I’ve discussed at length the cost/ value equation that applies to Wilson speakers in both the MAXX and the Duette reviews. I’m not going to tread the same tired ground here. Suffice to say, if you’ve bought into the Duette you’ve bought into the Wilson way. The WATCH Dog offers a fantastic upgrade for that speaker, delivering increased bandwidth, transparency, texture, tonal colour and scale to what is already a wonderfully musical speaker. But the real gain is best expressed in musical rather than hi-fi terms. The presence and sheer musical authority that arrives in the wake of the WATCH Dog elevates the Duette (and I’d suspect the Sophia too) to a whole new level. In doing so it spreads the cost and even the domestic impact of ownership without overloading the front-end spend or amplifier budget. This is an upgrade without any perceivable downside – save the cost. A WATCH Dog, active controller and a second amp will cost around £10K plus cables, doubling the price of the Duette solution. Do you get twice the signal? Clearly not. Twice the music? twice the pleasure? Absolutely, no question. It’s an upgrade that once heard you won’t want to surrender. Duette owners – you’ve been warned.
But that only answers the first of those two questions. In some ways, as emphatic as the musical point the WATCH Dog makes might be, its conceptual impact could and should be even greater. Active sub-woofers offer all manner of (mainly marketing led) benefits. In practice, the passive cabinet with amplification to match the rest of the musical range delivers a less physically elegant solution, but far higher performance potential. It all comes down to the micro-macro debate. Why do want a sub-woofer in the first place? If the answer is to reproduce some soundman’s notion of what a train wreck or car exploding sounds like, all within the comfort and physical constraints of your front room, by all means go the active route.
Now consider just how difficult it is to achieve real musical coherence from a system, the lengths we go to in order to get it – all so that we can ‘get’ the music. Just how easy is it to disturb that equilibrium? Add a separate cabinet (or two) with different construction and materials, driver(s) from a different source, an amp or two, each with its own distinctive character and possibly a switching power supply to pollute the mains and some DSP to really screw things up. Throw in a cheap length of three-core cable to carry the signal. What chance have you really got? Okay, so I’ve painted the blackest possible picture of the active approach, and as we’ve seen, it’s capable of delivering remarkably good results for the price, especially if it’s carefully set up by a man who can. At the other end of the spectrum lies the WATCH Dog, £10K of cost no object, performance dedicated engineering. The point is that somewhere in between lies a happy median of price versus performance, more readily attained by mere mortals with all too mortal bank balances. For performance orientated, two-channel systems, bandwidth is an essential and passive sub-woofers promise the best and most cost effective way to get it. All we need now is for a few enlightened manufacturers to throw off the burden of the AV Gods and the LFE doctrine (I think that stands for Low Frequency Excess) and actually deliver the goods we need to buy. After all, most of the work has been done; all they need to do is brush up on their filter circuitry, house it in a separate chassis and leave the electronics out of an existing cabinet. I know it’s not quite that simple, but why fight for a place in an overcrowded market when blue water beckons?
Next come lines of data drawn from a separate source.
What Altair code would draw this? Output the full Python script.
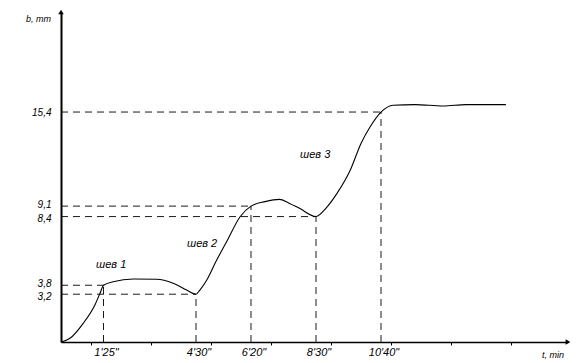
import altair as alt
import pandas as pd

# ---- data ----
curve_t = [0, 0.3, 0.74, 1.13, 1.3, 1.417, 1.74, 2.41, 3.19, 3.74, 4.19, 4.5,
           4.63, 4.86, 5.19, 5.52, 5.97, 6.333, 6.8, 7.28, 7.6, 7.95, 8.5,
           8.85, 9.2, 9.64, 10.0, 10.3, 10.667, 11.07, 11.8, 12.74, 13.5, 14.83]
curve_b = [0, 0.25, 1.25, 2.48, 3.26, 3.8, 4.04, 4.22, 4.2, 3.93, 3.48, 3.2,
           3.48, 4.15, 5.49, 6.71, 8.39, 9.1, 9.4, 9.55, 9.3, 8.95, 8.4,
           9.0, 9.95, 11.5, 13.3, 14.4, 15.4, 15.86, 15.9, 15.8, 15.9, 15.9]

mark_t = [1.417, 4.5, 6.333, 8.5, 10.667]
mark_b = [3.8, 3.2, 9.1, 8.4, 15.4]
mark_t_labels = ["1'25\"", "4'30\"", "6'20\"", "8'30\"", "10'40\""]
y_label_values = [3.2, 3.8, 8.4, 9.1, 15.4]
x_tick_values = list(range(1, 17))

step_text = ["шев 1", "шев 2", "шев 3"]
step_t = [1.17, 4.2, 7.97]
step_b = [5.15, 6.56, 12.5]

X_MAX = 16.9
Y_MAX = 22.1

FONT = "Liberation Sans"

curve_df = pd.DataFrame({"t": curve_t, "b": curve_b})
marks_df = pd.DataFrame({"t": mark_t, "b": mark_b, "zero_t": [0] * 5, "zero_b": [0] * 5,
                         "lab": mark_t_labels})
steps_df = pd.DataFrame({"t": step_t, "b": step_b, "txt": step_text})

xs = alt.Scale(domain=[0, X_MAX], nice=False, zero=True)
ys = alt.Scale(domain=[0, Y_MAX], nice=False, zero=True)

base_x = alt.X("t:Q", scale=xs,
               axis=alt.Axis(values=x_tick_values, labels=False, title=None, grid=False,
                             domainColor="black", domainWidth=1.5, tickColor="black",
                             tickSize=3, tickWidth=1))
base_y = alt.Y("b:Q", scale=ys,
               axis=alt.Axis(values=y_label_values, title=None, grid=False, ticks=False,
                             domainColor="black", domainWidth=2, labelOverlap=False,
                             labelExpr="replace(format(datum.value, '.1f'), '.', ',')",
                             labelOffset={"expr": "datum.value == 3.8 || datum.value == 9.1 ? -2 : (datum.value == 3.2 || datum.value == 8.4 ? 2 : 0)"},
                             labelFont=FONT, labelFontStyle="italic", labelFontSize=10,
                             labelColor="black", labelPadding=10))

curve = alt.Chart(curve_df).mark_line(interpolate="monotone", color="black",
                                      strokeWidth=1.1).encode(x=base_x, y=base_y)

hdash = alt.Chart(marks_df).mark_rule(color="black", strokeWidth=0.9,
                                      strokeDash=[7, 5]).encode(
    x=alt.X("zero_t:Q", scale=xs), x2="t:Q", y=alt.Y("b:Q", scale=ys))
vdash = alt.Chart(marks_df).mark_rule(color="black", strokeWidth=0.9,
                                      strokeDash=[7, 5]).encode(
    x=alt.X("t:Q", scale=xs), y=alt.Y("zero_b:Q", scale=ys), y2="b:Q")

xlabels = alt.Chart(marks_df).mark_text(font=FONT, fontStyle="italic", fontSize=11,
                                        baseline="top", dy=5, dx=3, color="black").encode(
    x=alt.X("t:Q", scale=xs), y=alt.Y("zero_b:Q", scale=ys), text="lab:N")

steps = alt.Chart(steps_df).mark_text(font=FONT, fontStyle="italic", fontSize=11,
                                      align="left", color="black").encode(
    x=alt.X("t:Q", scale=xs), y=alt.Y("b:Q", scale=ys), text="txt:N")

arrow_df = pd.DataFrame({"t": [0, X_MAX], "b": [Y_MAX, 0],
                         "shape": ["triangle-up", "triangle-right"]})
arrows = alt.Chart(arrow_df).mark_point(filled=True, color="black", size=30,
                                        opacity=1).encode(
    x=alt.X("t:Q", scale=xs), y=alt.Y("b:Q", scale=ys),
    shape=alt.Shape("shape:N", scale=None, legend=None))

title_df = pd.DataFrame({"t": [0, X_MAX], "b": [21.6, 0], "txt": ["b, mm", "t, min"]})
ytitle = alt.Chart(title_df.iloc[[0]]).mark_text(font=FONT, fontStyle="italic", fontSize=9,
                                                 align="right", dx=-10, color="black").encode(
    x=alt.X("t:Q", scale=xs), y=alt.Y("b:Q", scale=ys), text="txt:N")
xtitle = alt.Chart(title_df.iloc[[1]]).mark_text(font=FONT, fontStyle="italic", fontSize=9,
                                                 align="right", dx=-4, dy=13,
                                                 color="black").encode(
    x=alt.X("t:Q", scale=xs), y=alt.Y("b:Q", scale=ys), text="txt:N")

chart = alt.layer(curve, hdash, vdash, xlabels, steps, arrows, ytitle, xtitle).properties(
    width=507, height=330,
    autosize=alt.AutoSizeParams(type="none"),
    padding={"left": 53, "top": 4, "right": 5, "bottom": 21},
    background="white",
).configure_view(stroke=None)

chart.save("out.html", embed_options={"renderer": "svg", "actions": False})
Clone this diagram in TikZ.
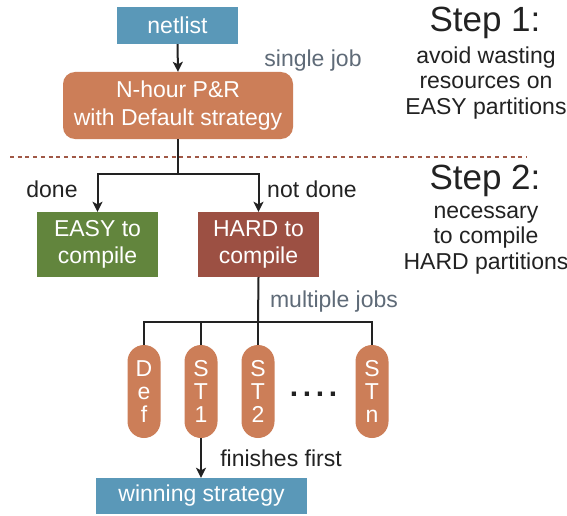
\documentclass[tikz,border=0pt]{standalone}
\usepackage{fontspec}
\setmainfont{Liberation Sans}
\usetikzlibrary{arrows.meta}
\definecolor{cblue}{HTML}{5A98B8}
\definecolor{corange}{HTML}{CC7E58}
\definecolor{cgreen}{HTML}{62853D}
\definecolor{cred}{HTML}{9C5043}
\definecolor{cgray}{HTML}{5F6B78}
\definecolor{cdot}{HTML}{A05846}
\definecolor{cink}{HTML}{222222}
\tikzset{
  box/.style={draw=none, text=white, align=center, inner sep=0pt,
    font=\fontsize{23}{27.5}\selectfont},
  bluebox/.style={box, fill=cblue},
  pill/.style={box, fill=corange, minimum width=33pt, minimum height=93pt,
    rounded corners=16.5pt, font=\fontsize{23}{23}\selectfont},
  lbl/.style={text=cink, font=\fontsize{23}{25.5}\selectfont, inner sep=0pt},
  glbl/.style={text=cgray, font=\fontsize{23}{25}\selectfont, inner sep=0pt},
  conn/.style={draw=cink, line width=2pt},
  arr/.style={conn, -{Stealth[length=10pt,width=10pt,inset=2.5pt]}},
}
\begin{document}
\begin{tikzpicture}[x=1pt,y=-1pt]
\useasboundingbox (0,0) rectangle (567,516);
\fill[white] (0,0) rectangle (567,516);

% nodes
\node[bluebox, minimum width=121pt, minimum height=37pt] (net) at (177.5,25.5) {netlist};
\node[box, fill=corange, minimum width=230pt, minimum height=67pt, rounded corners=12pt] (pr) at (178,105.5) {N-hour P\&R\\with Default strategy};
\node[box, fill=cgreen, minimum width=121pt, minimum height=65pt] (easy) at (97.5,244.5) {EASY to\\compile};
\node[box, fill=cred, minimum width=121pt, minimum height=65pt] (hard) at (258.5,244.5) {HARD to\\compile};

\node[pill] (def) at (144,391.5) {D\\e\\f};
\node[pill] (st1) at (201,391.5) {S\\T\\1};
\node[pill] (st2) at (258,391.5) {S\\T\\2};
\node[pill] (stn) at (372,391.5) {S\\T\\n};
\node[anchor=base, inner sep=0pt, text=cink, font=\fontsize{30}{30}\selectfont\bfseries] (dots) at (313.5,396) {.\kern4.6pt.\kern4.6pt.\kern4.6pt.};

\node[bluebox, minimum width=211pt, minimum height=36pt] (win) at (201.5,496) {winning strategy};

% labels
\node[glbl] (single) at (313,61) {single job};
\node[lbl] (done) at (52,189) {done};
\node[lbl] (notdone) at (312,189) {not done};
\node[glbl] (multi) at (334,302) {multiple jobs};
\node[lbl] (fin) at (281,458) {finishes first};

\node[lbl, font=\fontsize{35}{35}\selectfont] (s1) at (485,23) {Step 1:};
\node[lbl, align=center] (s1t) at (486,83) {avoid wasting\\resources on\\EASY partitions};
\node[lbl, font=\fontsize{35}{35}\selectfont] (s2) at (485,181) {Step 2:};
\node[lbl, align=center] (s2t) at (486,240) {necessary\\to compile\\HARD partitions};

% separator
\coordinate (sepL) at (10,157);
\coordinate (sepR) at (527,157);
\draw[cdot, line width=2pt, dash pattern=on 4pt off 3.7pt] (sepL) -- (sepR);

% connectors
\draw[arr] (net.south) -- (pr.north);
\coordinate (b1) at (178,174);
\draw[conn] (pr.south) -- (b1);
\draw[arr] (b1) -| (easy.north);
\draw[arr] (b1) -| (hard.north);

\coordinate (b2) at (258,322);
\draw[conn] (hard.south) -- (b2);
\draw[conn] (b2) -| (def.north);
\draw[conn] (b2) -| (st1.north);
\draw[conn] (b2) -- (st2.north);
\draw[conn] (b2) -| (stn.north);

\draw[arr] (st1.south) -- (win.north -| st1.south);
\end{tikzpicture}
\end{document}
As to the Duettes and WATCH Dog, they’ll be staying for as long as I can keep a hold of them; if only because of the crippling weight of the sub! This is a £20K system that delivers £20K worth of performance: no ifs, no buts. It does it with grace and musical beauty, reflects the quality of the driving system without placing unreasonable demands on it. It’s modular and upgradeable and the performance it promises is readily achievable. Would that more high-end product was as practical and dependable! As such it’s a system I could and would happily live with, which might not seem much of a recommendation given the price, until you cast your eyes over the list of other speakers that have preceded these through my listening room door. I’ve described the original Duette as “probably the second-best speaker Wilson make”. The WATCH Dog extends its musical and expressive range, making it a whole lot better… Which only leaves the possibility of adding a second sub to consider. I knew I could come up with a reason to keep them here!